## Start
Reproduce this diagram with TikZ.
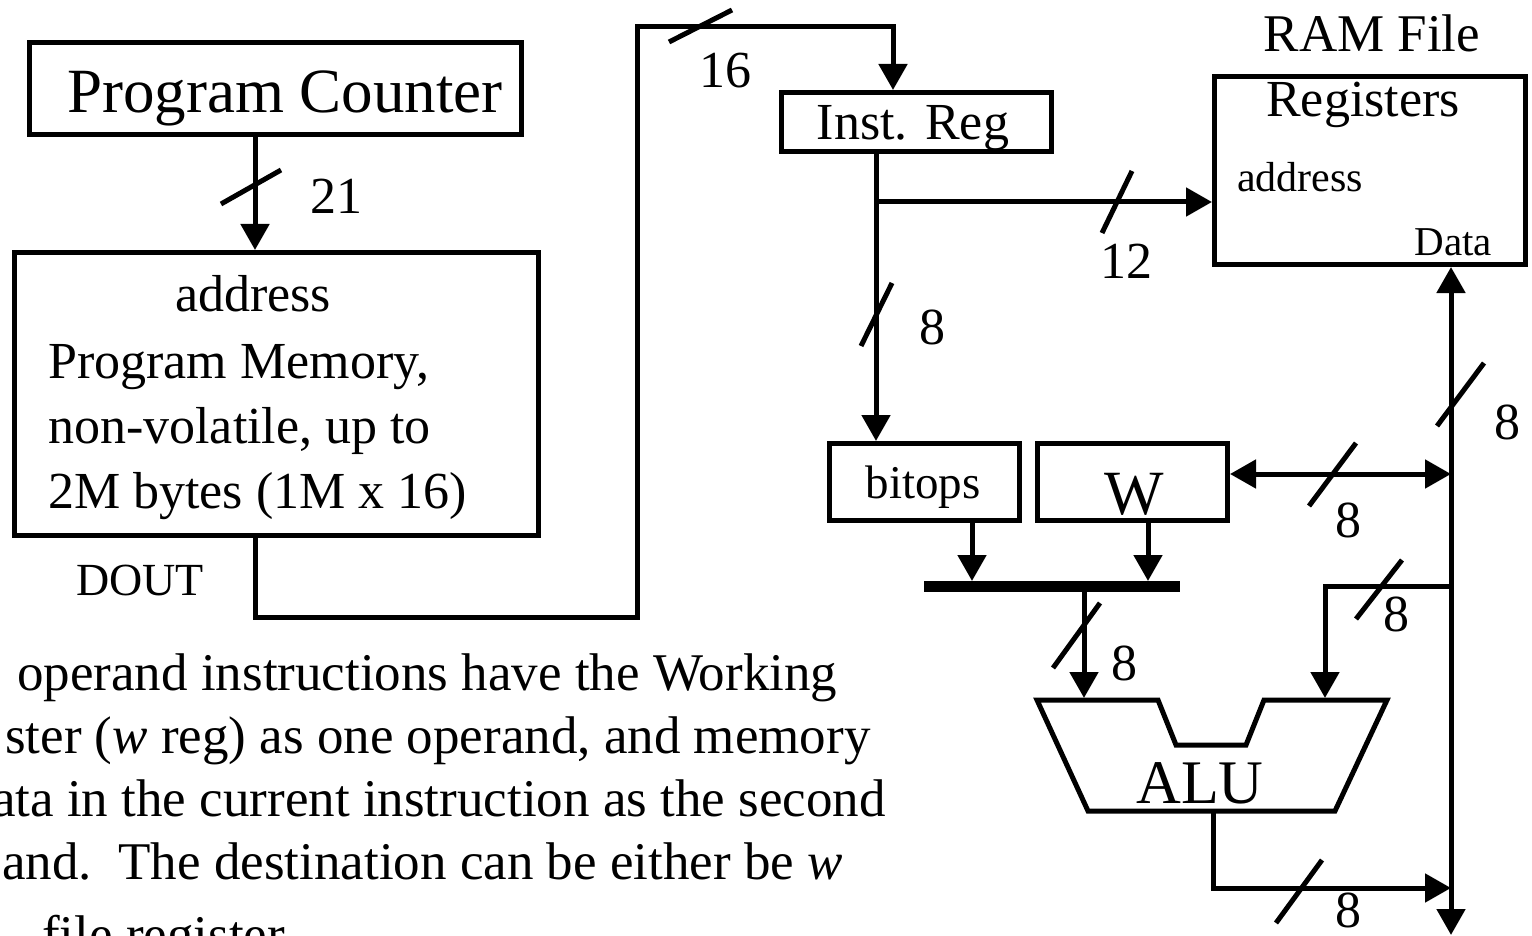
\documentclass[tikz,border=0pt]{standalone}
\usepackage{fontspec}
\setmainfont{Liberation Serif}
\usetikzlibrary{arrows.meta}
\newcommand\setfs[1]{\fontsize{#1pt}{#1pt}\selectfont}
\tikzset{
  wire/.style={line width=5pt},
  arrow/.style={wire, -{Triangle[length=26pt,width=28pt]}},
  dblarrow/.style={wire, {Triangle[length=26pt,width=28pt]}-{Triangle[length=26pt,width=28pt]}},
  box/.style={draw, line width=5pt, inner sep=0pt},
  lbl/.style={inner sep=0pt, font=\setfs{52}},
  note/.style={inner sep=0pt, font=\setfs{53}, anchor=base west},
}
\begin{document}
\begin{tikzpicture}[x=1pt, y=-1pt]
\useasboundingbox (0,0) rectangle (1532,936);

% ---- blocks ----
\node[box, minimum width=492pt, minimum height=92pt] (pc) at (275.5,88.5) {};
\node[box, minimum width=524pt, minimum height=283pt] (mem) at (276.5,394) {};
\node[box, minimum width=270pt, minimum height=59pt] (inst) at (916.5,122) {};
\node[box, minimum width=311pt, minimum height=188pt] (ram) at (1370,170.5) {};
\node[box, minimum width=190pt, minimum height=77pt] (bitops) at (924.5,482) {};
\node[box, minimum width=190pt, minimum height=77pt] (w) at (1132.5,482) {};
\node[fill, inner sep=0pt, outer sep=0pt, minimum width=256pt, minimum height=11pt] (bar) at (1052,586.5) {};

% ALU outline
\draw[wire, line join=miter] (1037,700) -- (1158,700) -- (1176,745) -- (1246,745)
  -- (1264,700) -- (1387,700) -- (1335,811) -- (1088,811) -- cycle;

% ---- block texts ----
\node[inner sep=0pt, font=\setfs{63}, anchor=base] (pctxt) at (285,113) {Program Counter};
\node[lbl, anchor=base] (memaddr) at (253,312) {address};
\node[lbl, anchor=base west] (meml1) at (48,378) {Program Memory,};
\node[lbl, anchor=base west] (meml2) at (48,443) {non-volatile, up to};
\node[lbl, anchor=base west] (meml3) at (48,508) {2M bytes (1M x 16)};
\node[inner sep=0pt, font=\setfs{46}, anchor=base] (dout) at (140,595) {DOUT};
\node[lbl, anchor=base] (insttxt) at (913,140) {Inst. Reg};
\node[inner sep=0pt, font=\setfs{53}, anchor=base] (ramtitle) at (1372,52) {RAM File};
\node[lbl, anchor=base] (ramreg) at (1363,117) {Registers};
\node[inner sep=0pt, font=\setfs{42}, anchor=base west] (ramaddr) at (1237,192) {address};
\node[inner sep=0pt, font=\setfs{41}, anchor=base east] (ramdata) at (1492,256) {Data};
\node[inner sep=0pt, font=\setfs{47}, anchor=base] (bitopstxt) at (923,498) {bitops};
\node[inner sep=0pt, font=\setfs{63}, anchor=base] (wtxt) at (1134,514) {W};
\node[inner sep=0pt, font=\setfs{62}, anchor=base] (alutxt) at (1200,803) {ALU};

% ---- connection points ----
\coordinate (xa) at (255,0);
\coordinate (d1) at (255,617);
\coordinate (d2) at (637,617);
\coordinate (d3) at (637,27);
\coordinate (d4) at (893,27);
\coordinate (ib) at (876,202);
\coordinate (bx) at (972,0);
\coordinate (wx) at (1148,0);
\coordinate (ax) at (1084,0);
\coordinate (aluL) at (1084,698);
\coordinate (aluR) at (1325,698);
\coordinate (aluO) at (1213,811);
\coordinate (busB) at (1451,935);
\coordinate (wj) at (1451,474);
\coordinate (bj) at (1451,586);
\coordinate (bk) at (1325,586);
\coordinate (oj) at (1213,888);
\coordinate (ok) at (1451,888);

% ---- connectors ----
\draw[arrow] (xa |- pc.south) -- (xa |- mem.north);
\draw[arrow, line join=miter] (d1 |- mem.south) -- (d1) -- (d2) -- (d3) -- (d4) -- (d4 |- inst.north);
\draw[arrow] (ib |- inst.south) -- (ib |- bitops.north);
\draw[arrow] (ib) -- (ib -| ram.west);
\draw[arrow] (bx |- bitops.south) -- (bx |- bar.north);
\draw[arrow] (wx |- w.south) -- (wx |- bar.north);
\draw[arrow] (ax |- bar.south) -- (aluL);
\draw[dblarrow] (busB) -- (busB |- ram.south);
\draw[dblarrow] (w.east |- wj) -- (wj);
\draw[arrow, line join=miter] (bj) -- (bk) -- (aluR);
\draw[arrow, line join=miter] (aluO) -- (oj) -- (ok);

% ---- bus width slashes ----
\draw[wire] (221,204) -- (281,170);
\draw[wire] (669,42) -- (732,10);
\draw[wire] (1102,233) -- (1132,171);
\draw[wire] (861,346) -- (892,283);
\draw[wire] (1437,426) -- (1484,363);
\draw[wire] (1309,506) -- (1356,443);
\draw[wire] (1053,668) -- (1100,603);
\draw[wire] (1356,619) -- (1402,560);
\draw[wire] (1276,923) -- (1322,860);

% ---- width labels ----
\node[lbl, anchor=base] (n21) at (336,214) {21};
\node[lbl, anchor=base] (n16) at (725,88) {16};
\node[lbl, anchor=base] (n12) at (1126,279) {12};
\node[lbl, anchor=base] (n8a) at (932,344) {8};
\node[lbl, anchor=base] (n8b) at (1348,537) {8};
\node[lbl, anchor=base] (n8c) at (1507,439) {8};
\node[lbl, anchor=base] (n8d) at (1124,680) {8};
\node[lbl, anchor=base] (n8e) at (1396,631) {8};
\node[lbl, anchor=base] (n8f) at (1348,927) {8};

% ---- explanatory note ----
\node[note] (t1) at (17,690) {operand instructions have the Working};
\node[note] (t2) at (5,753) {ster (\textit{w} reg) as one operand, and memory};
\node[note] (t3) at (-8,816) {ata in the current instruction as the second};
\node[note] (t4) at (2,879) {and.\ \ The destination can be either be \textit{w}};
\node[note] (t5) at (42,952) {file register.};
\end{tikzpicture}
\end{document}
## End
| Exercise goal |
Copy every line above word for word and exclude the pictures.

| Written reply |
Reproduce this diagram with TikZ.
\documentclass[tikz,border=0pt]{standalone}
\usepackage{fontspec}
\setmainfont{Liberation Serif}
\usetikzlibrary{arrows.meta}
\newcommand\setfs[1]{\fontsize{#1pt}{#1pt}\selectfont}
\tikzset{
  wire/.style={line width=5pt},
  arrow/.style={wire, -{Triangle[length=26pt,width=28pt]}},
  dblarrow/.style={wire, {Triangle[length=26pt,width=28pt]}-{Triangle[length=26pt,width=28pt]}},
  box/.style={draw, line width=5pt, inner sep=0pt},
  lbl/.style={inner sep=0pt, font=\setfs{52}},
  note/.style={inner sep=0pt, font=\setfs{53}, anchor=base west},
}
\begin{document}
\begin{tikzpicture}[x=1pt, y=-1pt]
\useasboundingbox (0,0) rectangle (1532,936);

% ---- blocks ----
\node[box, minimum width=492pt, minimum height=92pt] (pc) at (275.5,88.5) {};
\node[box, minimum width=524pt, minimum height=283pt] (mem) at (276.5,394) {};
\node[box, minimum width=270pt, minimum height=59pt] (inst) at (916.5,122) {};
\node[box, minimum width=311pt, minimum height=188pt] (ram) at (1370,170.5) {};
\node[box, minimum width=190pt, minimum height=77pt] (bitops) at (924.5,482) {};
\node[box, minimum width=190pt, minimum height=77pt] (w) at (1132.5,482) {};
\node[fill, inner sep=0pt, outer sep=0pt, minimum width=256pt, minimum height=11pt] (bar) at (1052,586.5) {};

% ALU outline
\draw[wire, line join=miter] (1037,700) -- (1158,700) -- (1176,745) -- (1246,745)
  -- (1264,700) -- (1387,700) -- (1335,811) -- (1088,811) -- cycle;

% ---- block texts ----
\node[inner sep=0pt, font=\setfs{63}, anchor=base] (pctxt) at (285,113) {Program Counter};
\node[lbl, anchor=base] (memaddr) at (253,312) {address};
\node[lbl, anchor=base west] (meml1) at (48,378) {Program Memory,};
\node[lbl, anchor=base west] (meml2) at (48,443) {non-volatile, up to};
\node[lbl, anchor=base west] (meml3) at (48,508) {2M bytes (1M x 16)};
\node[inner sep=0pt, font=\setfs{46}, anchor=base] (dout) at (140,595) {DOUT};
\node[lbl, anchor=base] (insttxt) at (913,140) {Inst. Reg};
\node[inner sep=0pt, font=\setfs{53}, anchor=base] (ramtitle) at (1372,52) {RAM File};
\node[lbl, anchor=base] (ramreg) at (1363,117) {Registers};
\node[inner sep=0pt, font=\setfs{42}, anchor=base west] (ramaddr) at (1237,192) {address};
\node[inner sep=0pt, font=\setfs{41}, anchor=base east] (ramdata) at (1492,256) {Data};
\node[inner sep=0pt, font=\setfs{47}, anchor=base] (bitopstxt) at (923,498) {bitops};
\node[inner sep=0pt, font=\setfs{63}, anchor=base] (wtxt) at (1134,514) {W};
\node[inner sep=0pt, font=\setfs{62}, anchor=base] (alutxt) at (1200,803) {ALU};

% ---- connection points ----
\coordinate (xa) at (255,0);
\coordinate (d1) at (255,617);
\coordinate (d2) at (637,617);
\coordinate (d3) at (637,27);
\coordinate (d4) at (893,27);
\coordinate (ib) at (876,202);
\coordinate (bx) at (972,0);
\coordinate (wx) at (1148,0);
\coordinate (ax) at (1084,0);
\coordinate (aluL) at (1084,698);
\coordinate (aluR) at (1325,698);
\coordinate (aluO) at (1213,811);
\coordinate (busB) at (1451,935);
\coordinate (wj) at (1451,474);
\coordinate (bj) at (1451,586);
\coordinate (bk) at (1325,586);
\coordinate (oj) at (1213,888);
\coordinate (ok) at (1451,888);

% ---- connectors ----
\draw[arrow] (xa |- pc.south) -- (xa |- mem.north);
\draw[arrow, line join=miter] (d1 |- mem.south) -- (d1) -- (d2) -- (d3) -- (d4) -- (d4 |- inst.north);
\draw[arrow] (ib |- inst.south) -- (ib |- bitops.north);
\draw[arrow] (ib) -- (ib -| ram.west);
\draw[arrow] (bx |- bitops.south) -- (bx |- bar.north);
\draw[arrow] (wx |- w.south) -- (wx |- bar.north);
\draw[arrow] (ax |- bar.south) -- (aluL);
\draw[dblarrow] (busB) -- (busB |- ram.south);
\draw[dblarrow] (w.east |- wj) -- (wj);
\draw[arrow, line join=miter] (bj) -- (bk) -- (aluR);
\draw[arrow, line join=miter] (aluO) -- (oj) -- (ok);

% ---- bus width slashes ----
\draw[wire] (221,204) -- (281,170);
\draw[wire] (669,42) -- (732,10);
\draw[wire] (1102,233) -- (1132,171);
\draw[wire] (861,346) -- (892,283);
\draw[wire] (1437,426) -- (1484,363);
\draw[wire] (1309,506) -- (1356,443);
\draw[wire] (1053,668) -- (1100,603);
\draw[wire] (1356,619) -- (1402,560);
\draw[wire] (1276,923) -- (1322,860);

% ---- width labels ----
\node[lbl, anchor=base] (n21) at (336,214) {21};
\node[lbl, anchor=base] (n16) at (725,88) {16};
\node[lbl, anchor=base] (n12) at (1126,279) {12};
\node[lbl, anchor=base] (n8a) at (932,344) {8};
\node[lbl, anchor=base] (n8b) at (1348,537) {8};
\node[lbl, anchor=base] (n8c) at (1507,439) {8};
\node[lbl, anchor=base] (n8d) at (1124,680) {8};
\node[lbl, anchor=base] (n8e) at (1396,631) {8};
\node[lbl, anchor=base] (n8f) at (1348,927) {8};

% ---- explanatory note ----
\node[note] (t1) at (17,690) {operand instructions have the Working};
\node[note] (t2) at (5,753) {ster (\textit{w} reg) as one operand, and memory};
\node[note] (t3) at (-8,816) {ata in the current instruction as the second};
\node[note] (t4) at (2,879) {and.\ \ The destination can be either be \textit{w}};
\node[note] (t5) at (42,952) {file register.};
\end{tikzpicture}
\end{document}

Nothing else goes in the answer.